Les gouvernements des États dirigés par l’opposition poursuivent essentiellement la même politique de pandémie désastreuse que Modi et son BJP suprématiste hindou. Cela inclut le gouvernement du Kerala, dirigé par le Parti communiste indien (marxiste) stalinien. Pendant des semaines, le Kerala a enregistré 15.000 à 20.000 nouveaux cas par jour, conséquence directe de la décision du gouvernement de rouvrir l’économie, y compris toutes les industries d’exportation, et d’autoriser les rassemblements de masse lors des récents festivals religieux musulmans et hindous. Mardi, le Kerala a signalé 24.296 nouveaux cas et un taux de positivité des tests de plus de 18%. Au début du mois, une équipe de six membres nommés par le gouvernement central pour étudier la situation du COVID-19 dans l’État a critiqué le gouvernement du Kerala pour avoir limité les tests aux personnes présentant des symptômes et pour avoir utilisé le test antigène, moins fiable, plutôt que les tests RT-PCR.

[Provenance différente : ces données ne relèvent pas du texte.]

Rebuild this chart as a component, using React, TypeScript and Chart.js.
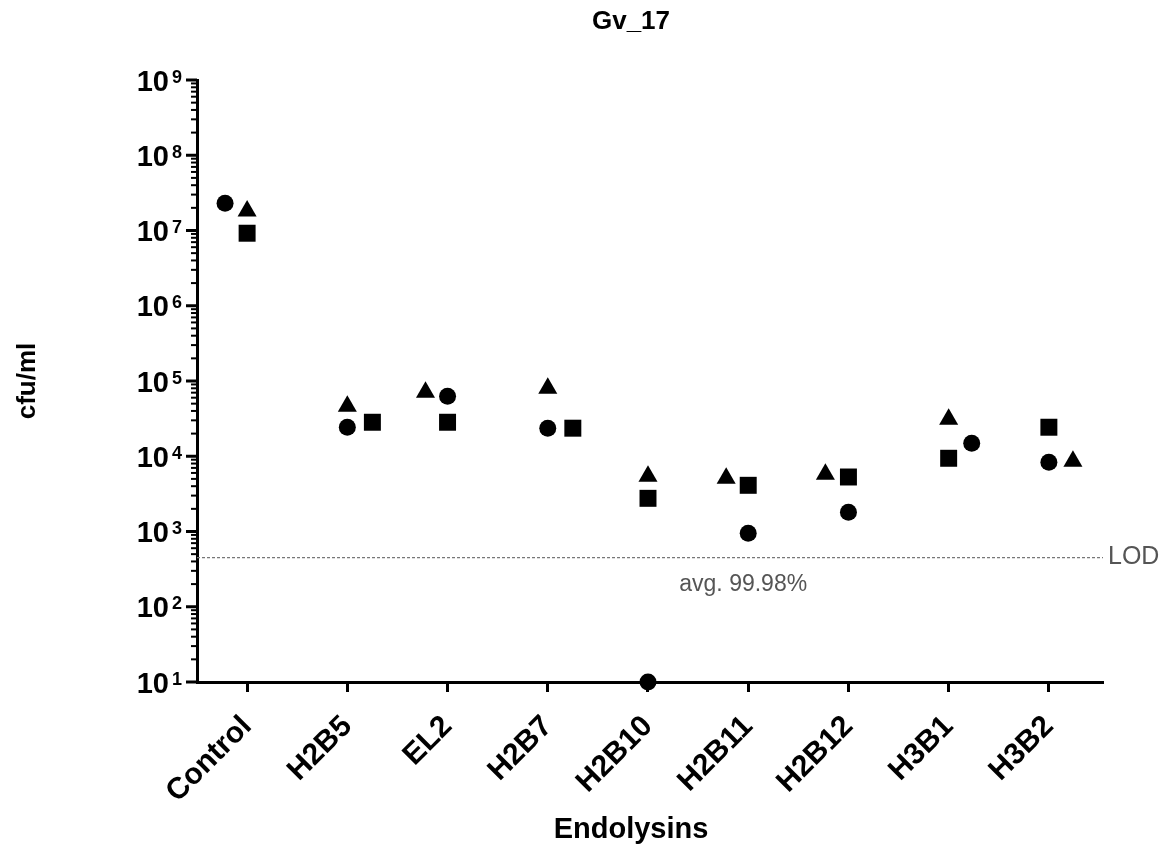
import React, { useEffect, useRef } from "react";
import { Chart, registerables } from "chart.js";

Chart.register(...registerables);

// ---- data ----
const categories = ["Control", "H2B5", "EL2", "H2B7", "H2B10", "H2B11", "H2B12", "H3B1", "H3B2"];
const circleValues = [2.31e7, 2.43e4, 6.28e4, 2.36e4, 10, 946, 1800, 1.49e4, 8320];
const squareValues = [9.2e6, 2.83e4, 2.83e4, 2.36e4, 2760, 4110, 5300, 9400, 2.43e4];
const triangleValues = [1.81e7, 4.62e4, 7.1e4, 8.0e4, 5420, 5100, 5770, 3.1e4, 8600];
// horizontal spread of replicate symbols inside each category (category units)
const circleJitter = [-0.22, 0, 0, 0, 0, 0, 0, 0.23, 0];
const squareJitter = [0, 0.25, 0, 0.25, 0, 0, 0, 0, 0];
const triangleJitter = [0, 0, -0.22, 0, 0, -0.22, -0.23, 0, 0.24];
const yExponents = [1, 2, 3, 4, 5, 6, 7, 8, 9];
const minorMultipliers = [2, 3, 4, 5, 6, 7, 8, 9];
const lodValue = 450;
const lodLabel = "LOD";
const avgLabel = "avg. 99.98%";
const chartTitle = "Gv_17";
const xTitle = "Endolysins";
const yTitle = "cfu/ml";

const FONT = "'Liberation Sans', Arial, sans-serif";

const decorPlugin = {
  id: "decor",
  beforeDatasetsDraw(chart: any) {
    const { ctx, chartArea, scales } = chart;
    const y = scales.y.getPixelForValue(lodValue);
    ctx.save();
    ctx.strokeStyle = "#777";
    ctx.lineWidth = 1.2;
    ctx.setLineDash([3, 2]);
    ctx.beginPath();
    ctx.moveTo(chartArea.left, y);
    ctx.lineTo(chartArea.right, y);
    ctx.stroke();
    ctx.restore();
  },
  afterDraw(chart: any) {
    const { ctx, chartArea, scales } = chart;
    const ys = scales.y;
    const xs = scales.x;
    const left = chartArea.left;
    ctx.save();
    ctx.fillStyle = "#000";
    ctx.strokeStyle = "#000";
    // y ticks
    yExponents.forEach((e) => {
      const py = ys.getPixelForValue(Math.pow(10, e));
      ctx.lineWidth = 3;
      ctx.beginPath();
      ctx.moveTo(left - 11, py);
      ctx.lineTo(left, py);
      ctx.stroke();
      if (e < yExponents[yExponents.length - 1]) {
        minorMultipliers.forEach((m) => {
          const pm = ys.getPixelForValue(m * Math.pow(10, e));
          ctx.lineWidth = 2;
          ctx.beginPath();
          ctx.moveTo(left - 6, pm);
          ctx.lineTo(left, pm);
          ctx.stroke();
        });
      }
      // label 10^e
      ctx.font = `bold 29px ${FONT}`;
      ctx.textAlign = "right";
      ctx.textBaseline = "alphabetic";
      ctx.fillText("10", left - 28, py + 10.5);
      ctx.font = `bold 18px ${FONT}`;
      ctx.textAlign = "left";
      ctx.fillText(String(e), left - 25, py + 2.5);
    });
    // chart title
    ctx.font = `bold 26px ${FONT}`;
    ctx.textAlign = "center";
    ctx.textBaseline = "alphabetic";
    ctx.fillText(chartTitle, 623, 21);
    // x title
    ctx.font = `bold 29px ${FONT}`;
    ctx.fillText(xTitle, 623, 830);
    // y title
    ctx.save();
    ctx.translate(27, (chartArea.top + chartArea.bottom) / 2);
    ctx.rotate(-Math.PI / 2);
    ctx.font = `bold 26px ${FONT}`;
    ctx.textAlign = "center";
    ctx.fillText(yTitle, 0, 0);
    ctx.restore();
    // LOD and avg labels
    const lodY = ys.getPixelForValue(lodValue);
    ctx.fillStyle = "#555";
    ctx.font = `25px ${FONT}`;
    ctx.textAlign = "left";
    ctx.fillText(lodLabel, chartArea.right + 5, lodY + 6);
    ctx.font = `23px ${FONT}`;
    ctx.textAlign = "center";
    ctx.fillText(avgLabel, xs.getPixelForValue(4.95), lodY + 33);
    ctx.restore();
  },
};

function pts(values: number[], jitter: number[]) {
  return values.map((v, i) => ({ x: i + jitter[i], y: v }));
}

export default function App() {
  const ref = useRef<HTMLCanvasElement | null>(null);
  useEffect(() => {
    if (!ref.current) return;
    const common = {
      backgroundColor: "#000",
      borderColor: "#000",
      borderWidth: 0,
      showLine: false,
      clip: false as any,
    };
    const chart = new Chart(ref.current, {
      type: "scatter",
      data: {
        datasets: [
          { ...common, label: "circle", data: pts(circleValues, circleJitter), pointStyle: "circle", pointRadius: 8.5 },
          { ...common, label: "square", data: pts(squareValues, squareJitter), pointStyle: "rect", pointRadius: 12 },
          { ...common, label: "triangle", data: pts(triangleValues, triangleJitter), pointStyle: "triangle", pointRadius: 11 },
        ],
      },
      options: {
        responsive: false,
        animation: false,
        events: [],
        layout: { padding: { left: 0, right: 56, top: 72, bottom: 0 } },
        plugins: { legend: { display: false }, tooltip: { enabled: false }, title: { display: false } },
        scales: {
          x: {
            type: "linear",
            min: -0.5,
            max: 8.54,
            afterBuildTicks: (s: any) => {
              s.ticks = categories.map((_, i) => ({ value: i }));
            },
            afterFit: (s: any) => {
              s.height = 163;
            },
            grid: { display: true, drawOnChartArea: false, drawTicks: true, tickLength: 10, tickWidth: 3, tickColor: "#000" },
            border: { display: true, color: "#000", width: 3 },
            ticks: {
              autoSkip: false,
              minRotation: 45,
              maxRotation: 45,
              padding: 17,
              color: "#000",
              font: { family: FONT, weight: "bold", size: 30 },
              callback: (v: any) => categories[Math.round(v)] ?? "",
            },
          },
          y: {
            type: "logarithmic",
            min: 10,
            max: 1e9,
            afterFit: (s: any) => {
              s.width = 189;
            },
            grid: { display: false },
            border: { display: true, color: "#000", width: 3 },
            ticks: { display: false },
          },
        },
      },
      plugins: [decorPlugin],
    });
    return () => chart.destroy();
  }, []);
  return (
    <div style={{ width: 1151, height: 837 }}>
      <canvas ref={ref} width={1151} height={837} style={{ display: "block" }} />
    </div>
  );
}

En plus de la levée de presque toutes les restrictions relatives au COVID-19 et de l’incapacité à effectuer des tests adéquats et à surveiller la propagation de la maladie, la campagne de vaccination désordonnée de l’Inde menace d’aggraver encore la troisième vague qui se profile. Selon Our World in Data, au 23 août, seuls 9,4% des Indiens avaient été entièrement vaccinés contre le COVID-19, et 23,4% avaient reçu une seule injection de vaccin. En d’autres termes, plus de 60% de la population n’a pas encore reçu une seule dose alors que la troisième vague s’accélère. Ces chiffres montrent que le gouvernement indien est loin d’avoir atteint son objectif de vacciner la population adulte du pays, soit plus de 900 millions de personnes, d’ici décembre. Pour atteindre cet objectif, l’Inde devrait vacciner environ 8,8 millions de personnes par jour en moyenne. Actuellement, environ 4 millions de personnes sont vaccinées quotidiennement.